[EXERCISE] Write out again exactly the lines from the one containing "Reproduce this chart with Plotly." through the one containing "import plotly.graph_objects as go", both included, and omit the pictures.

[WORKING DATA]
## START
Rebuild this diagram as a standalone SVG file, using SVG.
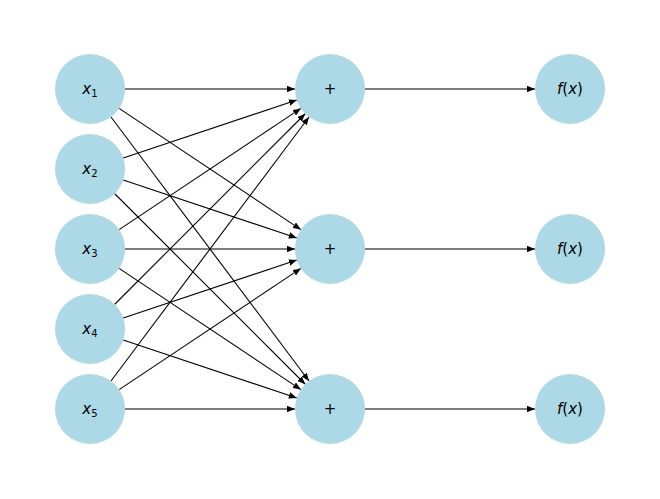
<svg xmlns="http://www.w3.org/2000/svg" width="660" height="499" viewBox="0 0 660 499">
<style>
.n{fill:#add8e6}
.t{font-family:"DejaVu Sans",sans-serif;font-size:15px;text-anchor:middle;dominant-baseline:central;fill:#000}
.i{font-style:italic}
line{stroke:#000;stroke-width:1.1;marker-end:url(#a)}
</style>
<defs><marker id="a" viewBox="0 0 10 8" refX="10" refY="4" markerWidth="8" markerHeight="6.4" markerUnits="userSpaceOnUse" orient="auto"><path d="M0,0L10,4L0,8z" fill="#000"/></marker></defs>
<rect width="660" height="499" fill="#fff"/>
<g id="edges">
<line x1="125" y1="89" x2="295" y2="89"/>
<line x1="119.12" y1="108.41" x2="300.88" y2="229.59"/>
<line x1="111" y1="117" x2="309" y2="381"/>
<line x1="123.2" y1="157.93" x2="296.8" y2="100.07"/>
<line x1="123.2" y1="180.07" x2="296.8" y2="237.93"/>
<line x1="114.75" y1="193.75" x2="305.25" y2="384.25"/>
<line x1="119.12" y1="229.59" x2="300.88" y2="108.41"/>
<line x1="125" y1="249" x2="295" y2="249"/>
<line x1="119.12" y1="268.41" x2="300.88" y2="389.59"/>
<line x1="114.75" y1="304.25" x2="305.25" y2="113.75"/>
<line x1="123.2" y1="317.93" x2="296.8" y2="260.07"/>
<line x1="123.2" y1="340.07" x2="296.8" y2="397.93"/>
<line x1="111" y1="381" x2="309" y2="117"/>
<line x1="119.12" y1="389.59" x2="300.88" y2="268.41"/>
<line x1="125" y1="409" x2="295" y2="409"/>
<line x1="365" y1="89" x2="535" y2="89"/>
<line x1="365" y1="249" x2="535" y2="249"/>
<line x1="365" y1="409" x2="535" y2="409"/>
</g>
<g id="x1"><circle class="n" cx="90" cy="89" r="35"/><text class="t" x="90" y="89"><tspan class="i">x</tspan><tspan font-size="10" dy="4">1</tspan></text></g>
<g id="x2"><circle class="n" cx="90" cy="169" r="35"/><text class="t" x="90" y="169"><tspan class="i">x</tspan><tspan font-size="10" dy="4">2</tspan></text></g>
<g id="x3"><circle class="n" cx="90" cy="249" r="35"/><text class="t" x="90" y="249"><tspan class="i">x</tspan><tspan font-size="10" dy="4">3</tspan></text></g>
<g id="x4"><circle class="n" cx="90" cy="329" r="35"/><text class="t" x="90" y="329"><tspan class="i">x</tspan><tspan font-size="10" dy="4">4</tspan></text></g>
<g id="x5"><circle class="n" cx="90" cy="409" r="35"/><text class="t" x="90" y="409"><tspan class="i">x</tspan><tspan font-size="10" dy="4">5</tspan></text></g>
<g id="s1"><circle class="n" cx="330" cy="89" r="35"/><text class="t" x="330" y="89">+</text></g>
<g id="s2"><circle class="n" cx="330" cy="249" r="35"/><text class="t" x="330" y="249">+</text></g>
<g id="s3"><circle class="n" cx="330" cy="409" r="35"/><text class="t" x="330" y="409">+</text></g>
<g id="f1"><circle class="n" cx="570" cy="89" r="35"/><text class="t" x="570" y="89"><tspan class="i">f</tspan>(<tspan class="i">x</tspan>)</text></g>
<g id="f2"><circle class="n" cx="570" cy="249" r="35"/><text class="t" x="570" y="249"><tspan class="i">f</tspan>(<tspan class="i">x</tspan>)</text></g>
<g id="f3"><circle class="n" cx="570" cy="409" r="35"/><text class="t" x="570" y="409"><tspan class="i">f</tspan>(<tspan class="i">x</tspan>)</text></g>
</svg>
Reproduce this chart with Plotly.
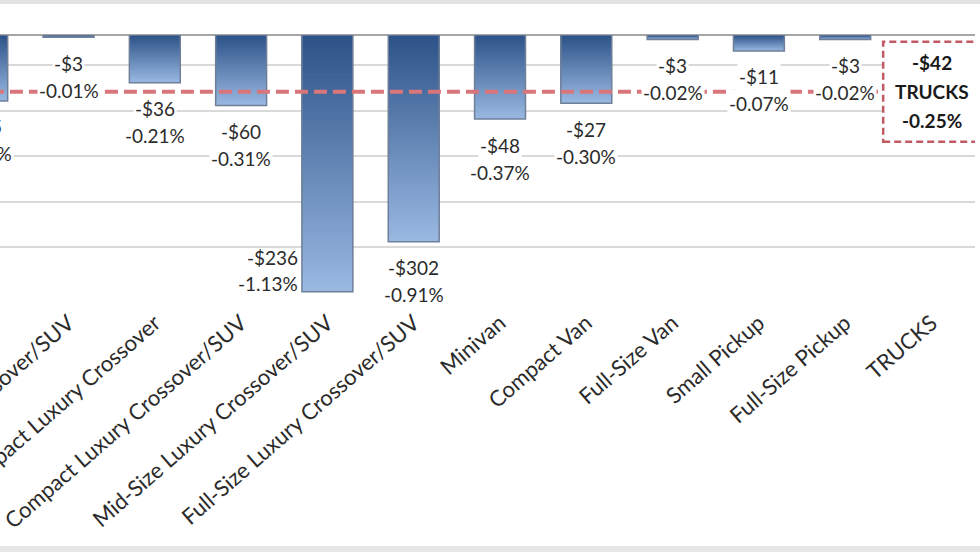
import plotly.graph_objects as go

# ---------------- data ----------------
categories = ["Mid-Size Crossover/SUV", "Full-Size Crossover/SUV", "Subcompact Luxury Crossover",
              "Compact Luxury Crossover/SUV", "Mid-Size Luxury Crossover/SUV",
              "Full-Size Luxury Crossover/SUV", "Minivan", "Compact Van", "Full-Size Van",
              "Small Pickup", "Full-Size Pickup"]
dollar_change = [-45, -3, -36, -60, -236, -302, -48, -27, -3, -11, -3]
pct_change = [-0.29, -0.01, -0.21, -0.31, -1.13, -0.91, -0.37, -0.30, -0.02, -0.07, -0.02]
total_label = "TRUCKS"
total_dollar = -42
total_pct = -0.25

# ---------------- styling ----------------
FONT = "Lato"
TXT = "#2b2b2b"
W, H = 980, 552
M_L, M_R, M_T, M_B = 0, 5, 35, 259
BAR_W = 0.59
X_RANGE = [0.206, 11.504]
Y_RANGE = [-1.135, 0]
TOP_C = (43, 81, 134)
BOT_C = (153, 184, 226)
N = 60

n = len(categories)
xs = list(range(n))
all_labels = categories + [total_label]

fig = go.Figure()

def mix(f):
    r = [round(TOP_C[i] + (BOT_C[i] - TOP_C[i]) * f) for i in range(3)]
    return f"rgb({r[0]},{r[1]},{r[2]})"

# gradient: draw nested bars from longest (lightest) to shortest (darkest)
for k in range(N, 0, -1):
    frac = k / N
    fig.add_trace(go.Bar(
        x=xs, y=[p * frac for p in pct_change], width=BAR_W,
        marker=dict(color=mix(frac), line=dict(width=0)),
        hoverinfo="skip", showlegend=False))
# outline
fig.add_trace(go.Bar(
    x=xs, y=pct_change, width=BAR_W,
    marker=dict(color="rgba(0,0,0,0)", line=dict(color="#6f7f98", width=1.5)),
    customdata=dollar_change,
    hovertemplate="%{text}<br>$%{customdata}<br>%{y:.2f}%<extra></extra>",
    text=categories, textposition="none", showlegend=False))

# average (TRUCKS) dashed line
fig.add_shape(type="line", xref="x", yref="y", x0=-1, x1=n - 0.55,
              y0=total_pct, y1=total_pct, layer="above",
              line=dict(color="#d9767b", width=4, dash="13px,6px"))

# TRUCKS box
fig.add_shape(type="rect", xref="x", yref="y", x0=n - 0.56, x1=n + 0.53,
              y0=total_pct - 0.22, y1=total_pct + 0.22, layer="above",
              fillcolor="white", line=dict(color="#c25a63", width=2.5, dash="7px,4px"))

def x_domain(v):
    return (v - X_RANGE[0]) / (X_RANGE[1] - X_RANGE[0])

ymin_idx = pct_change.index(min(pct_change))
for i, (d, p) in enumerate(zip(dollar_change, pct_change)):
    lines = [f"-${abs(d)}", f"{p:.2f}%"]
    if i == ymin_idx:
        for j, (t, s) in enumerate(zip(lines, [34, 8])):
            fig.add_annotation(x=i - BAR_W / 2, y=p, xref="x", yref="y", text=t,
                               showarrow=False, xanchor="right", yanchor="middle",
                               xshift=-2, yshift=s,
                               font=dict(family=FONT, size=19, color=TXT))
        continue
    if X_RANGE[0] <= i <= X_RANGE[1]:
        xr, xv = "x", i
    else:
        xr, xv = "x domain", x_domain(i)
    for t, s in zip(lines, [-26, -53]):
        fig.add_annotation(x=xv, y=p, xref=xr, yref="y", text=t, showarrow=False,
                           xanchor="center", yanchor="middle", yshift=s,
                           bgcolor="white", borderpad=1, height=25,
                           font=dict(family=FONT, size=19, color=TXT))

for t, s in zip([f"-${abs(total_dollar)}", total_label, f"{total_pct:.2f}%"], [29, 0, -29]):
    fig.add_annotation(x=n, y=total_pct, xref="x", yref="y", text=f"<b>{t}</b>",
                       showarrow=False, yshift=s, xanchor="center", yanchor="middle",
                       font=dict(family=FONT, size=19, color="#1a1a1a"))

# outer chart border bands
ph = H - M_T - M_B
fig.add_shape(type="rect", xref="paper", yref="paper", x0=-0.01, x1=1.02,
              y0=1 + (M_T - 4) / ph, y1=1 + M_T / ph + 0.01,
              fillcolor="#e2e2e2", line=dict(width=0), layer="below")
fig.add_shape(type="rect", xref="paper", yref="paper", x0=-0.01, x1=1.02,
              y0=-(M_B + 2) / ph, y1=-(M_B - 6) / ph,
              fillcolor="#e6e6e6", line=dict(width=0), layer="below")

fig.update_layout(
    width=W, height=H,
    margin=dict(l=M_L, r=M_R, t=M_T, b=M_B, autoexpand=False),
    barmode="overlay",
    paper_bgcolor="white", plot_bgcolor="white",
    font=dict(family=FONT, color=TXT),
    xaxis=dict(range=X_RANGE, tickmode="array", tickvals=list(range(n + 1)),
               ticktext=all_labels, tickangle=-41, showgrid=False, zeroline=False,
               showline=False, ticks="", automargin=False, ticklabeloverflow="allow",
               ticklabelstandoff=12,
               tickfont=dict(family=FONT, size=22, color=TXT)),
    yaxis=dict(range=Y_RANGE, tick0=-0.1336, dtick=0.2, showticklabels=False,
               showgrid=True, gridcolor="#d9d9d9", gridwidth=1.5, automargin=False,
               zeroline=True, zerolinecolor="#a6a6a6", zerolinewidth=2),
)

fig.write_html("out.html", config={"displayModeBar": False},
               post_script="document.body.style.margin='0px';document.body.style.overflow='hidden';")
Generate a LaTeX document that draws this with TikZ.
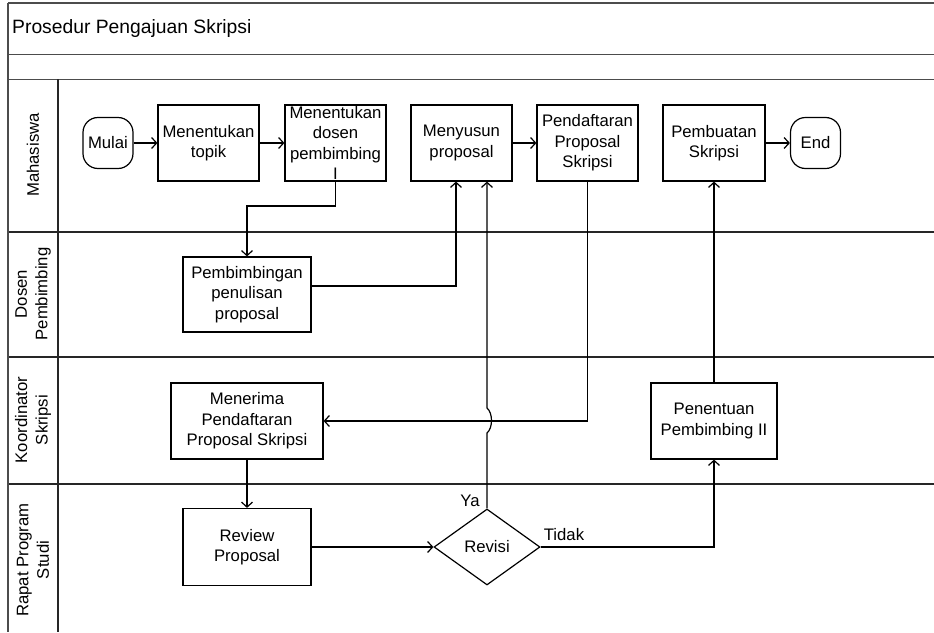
## END
[WRITTEN ANSWER]
Reproduce this chart with Plotly.
import plotly.graph_objects as go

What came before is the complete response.